Expressing “concern” over the “ongoing developments in Thailand,” Singapore has issued a travel advisory. Singaporeans are among the high-profile travellers to Thailand.
“If Singaporeans do not have a pressing need to travel to Bangkok and the other areas where a state of emergency has been declared, they are advised to postpone the travel to a later date,” the City-State said.
For those visiting on essential work, it advised that they “should be on personal alert and monitor the news closely”. They should “avoid areas where there is a risk of disturbance”.
In Bangkok, tens of thousands of Thailand's anti-government protesters continued to camp in the commercial centre on Thursday, in what was widely seen as an open defiance of the emergency decree. The order was promulgated on Wednesday following a brief gate-crash by the protesters at the Parliament premises. Some officials and Ministers were quickly evacuated, some by helicopter.
The military and security agencies, empowered to end the siege by force, did not make any conspicuous move until dusk on Thursday.

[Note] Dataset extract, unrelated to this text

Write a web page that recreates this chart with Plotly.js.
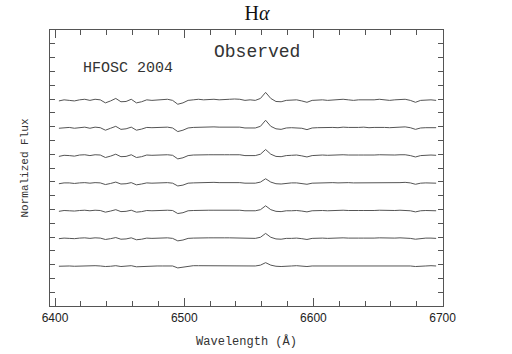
<!DOCTYPE html>
<html>
<head>
<meta charset="utf-8">
<script src="https://cdn.plot.ly/plotly-3.0.1.min.js"></script>
<style>html,body{margin:0;padding:0;background:#fff;}#chart{width:512px;height:354px;}</style>
</head>
<body>
<div id="chart"></div>
<script>
// Wavelength grid (Angstrom)
const wavelength = [6403,6407,6411,6415,6419,6423,6427,6431,6435,6439,
  6443,6447,6451,6455,6459,6463,6467,6471,6475,6479,
  6483,6487,6491,6495,6499,6503,6507,6511,6515,6519,
  6523,6527,6531,6535,6539,6543,6547,6551,6555,6559,
  6563,6567,6571,6575,6579,6583,6587,6591,6595,6599,
  6603,6607,6611,6615,6619,6623,6627,6631,6635,6639,
  6643,6647,6651,6655,6659,6663,6667,6671,6675,6679,
  6683,6687,6691,6695];

// Normalized flux of each spectrum (top to bottom)
const fluxA = [0.98,1.02,1.00,0.98,1.02,1.04,1.00,1.04,1.02,0.91,
  0.98,1.07,0.95,0.96,1.04,0.91,0.95,1.02,1.00,1.02,
  1.02,1.04,1.00,0.86,0.91,1.00,1.02,1.04,1.02,1.04,
  1.04,1.02,1.04,1.04,1.05,1.04,1.00,1.02,1.00,1.07,
  1.29,1.07,0.96,0.95,1.00,1.00,1.02,0.98,0.93,1.00,
  1.02,1.02,1.00,1.02,1.02,1.04,1.02,1.00,1.02,1.02,
  1.00,1.02,1.04,1.02,1.00,1.02,1.04,1.04,1.00,0.93,
  1.00,1.02,1.02,1.00];
const fluxB = [0.99,1.01,1.02,0.99,1.01,1.03,0.99,1.03,1.01,0.92,
  0.99,1.06,0.95,0.97,1.03,0.92,0.96,1.02,1.01,1.01,
  1.02,1.03,1.00,0.87,0.92,1.00,1.02,1.03,1.03,1.03,
  1.04,1.03,1.03,1.04,1.04,1.03,1.00,1.01,1.00,1.06,
  1.28,1.06,0.97,0.95,1.00,1.01,1.01,0.99,0.94,1.00,
  1.01,1.02,1.01,1.02,1.01,1.03,1.02,1.01,1.02,1.03,
  1.01,1.02,1.03,1.02,1.01,1.01,1.03,1.04,1.01,0.95,
  1.00,1.01,1.02,1.01];
const fluxC = [0.97,1.01,1.00,0.98,1.02,1.03,1.00,1.03,1.02,0.93,
  0.98,1.05,0.96,0.97,1.03,0.93,0.96,1.02,1.01,1.02,
  1.02,1.03,1.01,0.88,0.92,1.00,1.02,1.03,1.02,1.03,
  1.03,1.02,1.03,1.03,1.04,1.03,1.00,1.01,1.00,1.05,
  1.22,1.05,0.97,0.96,1.00,1.01,1.02,0.99,0.95,1.00,
  1.02,1.02,1.01,1.02,1.02,1.03,1.02,1.01,1.02,1.02,
  1.01,1.02,1.03,1.02,1.01,1.02,1.03,1.03,1.00,0.95,
  1.00,1.02,1.02,1.01];
const fluxD = [0.98,1.01,1.01,0.99,1.01,1.02,1.00,1.02,1.01,0.95,
  0.99,1.04,0.97,0.98,1.02,0.94,0.97,1.01,1.00,1.01,
  1.01,1.02,1.00,0.90,0.93,1.00,1.01,1.02,1.02,1.02,
  1.03,1.02,1.02,1.03,1.03,1.02,1.00,1.01,1.00,1.04,
  1.16,1.04,0.98,0.97,1.00,1.01,1.01,0.99,0.96,1.00,
  1.01,1.01,1.01,1.02,1.01,1.02,1.02,1.01,1.01,1.02,
  1.01,1.01,1.02,1.02,1.00,1.01,1.02,1.03,1.01,0.96,
  1.00,1.01,1.01,1.00];
const fluxE = [0.98,1.01,1.00,0.99,1.01,1.02,1.00,1.02,1.01,0.95,
  0.99,1.04,0.97,0.98,1.02,0.95,0.97,1.01,1.00,1.01,
  1.01,1.02,1.01,0.90,0.93,1.00,1.01,1.02,1.01,1.02,
  1.02,1.02,1.02,1.02,1.03,1.02,1.00,1.01,1.00,1.04,
  1.18,1.04,0.98,0.97,1.00,1.00,1.01,0.99,0.96,1.00,
  1.01,1.01,1.00,1.01,1.01,1.02,1.01,1.00,1.01,1.01,
  1.00,1.01,1.02,1.01,1.00,1.01,1.02,1.02,1.00,0.96,
  1.00,1.01,1.01,1.00];
const fluxF = [0.99,1.01,1.00,0.99,1.01,1.02,1.00,1.02,1.01,0.96,
  0.99,1.03,0.97,0.98,1.02,0.95,0.97,1.01,1.00,1.01,
  1.01,1.02,1.00,0.91,0.94,1.00,1.01,1.02,1.01,1.02,
  1.02,1.01,1.02,1.02,1.02,1.02,1.00,1.01,1.00,1.04,
  1.18,1.04,0.98,0.97,1.00,1.00,1.01,0.99,0.96,1.00,
  1.01,1.01,1.00,1.01,1.01,1.02,1.01,1.00,1.01,1.01,
  1.00,1.01,1.02,1.01,1.00,1.01,1.02,1.02,1.00,0.97,
  1.00,1.01,1.01,1.00];
const fluxG = [0.99,1.00,1.00,0.99,1.00,1.01,1.00,1.01,1.00,0.98,
  0.99,1.01,0.98,0.99,1.01,0.97,0.98,1.00,1.00,1.00,
  1.00,1.01,1.00,0.93,0.96,1.00,1.01,1.01,1.01,1.01,
  1.01,1.01,1.01,1.01,1.02,1.01,1.00,1.00,1.00,1.03,
  1.12,1.03,0.99,0.98,1.00,1.00,1.01,1.00,0.98,1.00,
  1.00,1.01,1.00,1.01,1.00,1.01,1.01,1.00,1.00,1.01,
  1.00,1.00,1.01,1.01,1.00,1.00,1.01,1.01,1.00,0.98,
  1.00,1.00,1.01,1.00];

const spectra = [fluxA, fluxB, fluxC, fluxD, fluxE, fluxF, fluxG];
const offsets = [6.45, 5.45, 4.45, 3.45, 2.45, 1.45, 0.45];
const xTickVals = [6400, 6500, 6600, 6700];
const xTickText = ['6400', '6500', '6600', '6700'];

const traces = spectra.map((f, i) => ({
  x: wavelength,
  y: f.map(v => v + offsets[i]),
  type: 'scatter',
  mode: 'lines',
  line: {color: '#555555', width: 1},
  hoverinfo: 'skip',
  showlegend: false
}));

const mono = '"Liberation Mono", "Courier New", monospace';
const layout = {
  width: 512, height: 354,
  margin: {l: 50, r: 69, t: 30, b: 48},
  paper_bgcolor: '#fff', plot_bgcolor: '#fff',
  showlegend: false,
  title: {text: 'H<i>α</i>', font: {family: '"Liberation Serif", serif', size: 20, color: '#111'},
          x: 0.502, xref: 'container', xanchor: 'center', y: 0.962, yref: 'container', yanchor: 'middle'},
  xaxis: {
    range: [6396.1, 6700.3], showgrid: false, zeroline: false,
    showline: true, linecolor: '#555', linewidth: 1.2, mirror: 'ticks',
    ticks: 'inside', ticklen: 8, tickcolor: '#555', tickwidth: 1,
    tickvals: xTickVals, ticktext: xTickText,
    tickfont: {family: '"Liberation Sans", Arial, sans-serif', size: 12, color: '#222'},
    minor: {dtick: 20, tick0: 6400, ticks: 'inside', ticklen: 5, tickcolor: '#555', tickwidth: 1, showgrid: false},
    title: {text: 'Wavelength (Å)', font: {family: mono, size: 12, color: '#333'}, standoff: 13}
  },
  yaxis: {
    range: [0, 10], showgrid: false, zeroline: false,
    showline: true, linecolor: '#555', linewidth: 1.2, mirror: 'ticks',
    ticks: 'inside', ticklen: 5, tickcolor: '#555', tickwidth: 1,
    dtick: 0.5, tick0: 0, showticklabels: false,
    title: {text: 'Normalized Flux', font: {family: mono, size: 11, color: '#333'}, standoff: 18}
  },
  annotations: [
    {text: 'Observed', xref: 'paper', yref: 'paper', x: 0.527, y: 0.92, xanchor: 'center', yanchor: 'middle',
     showarrow: false, font: {family: mono, size: 18, color: '#333'}},
    {text: 'HFOSC 2004', xref: 'paper', yref: 'paper', x: 0.198, y: 0.859, xanchor: 'center', yanchor: 'middle',
     showarrow: false, font: {family: mono, size: 15, color: '#333'}}
  ]
};

Plotly.newPlot('chart', traces, layout, {displayModeBar: false, staticPlot: true});
</script>
</body>
</html>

Leading the protest for the fourth straight week, the United Front for Democracy against Dictatorship (UDD) has organised picketing near the office of an infantry brigade and resorted to some unusual act of splashing donated blood at the premises of Prime Minister Abhisit Vejjajiva's office and residence besides his party headquarters. At one stage, the protesters numbered over 1,00,000 in some unofficial estimates. And, the UDD has occupied Bangkok's commercial district for the past several days.
Mr. Abhisit, who has rejected the UDD's demand that he dissolve the House of Representatives and hold a snap general election, decided on Thursday to cancel his planned visit to Hanoi for a regional summit there. He would not also attend the United States-sponsored Nuclear Security Summit in Washington next week, it was said.
The UDD is encouraged by the military-deposed and now-fugitive Thai leader, Thaksin Shinawatra, from his bases in self-exile. And, Mr. Abhisit's critics at home and abroad see him as a proxy of the Thai military.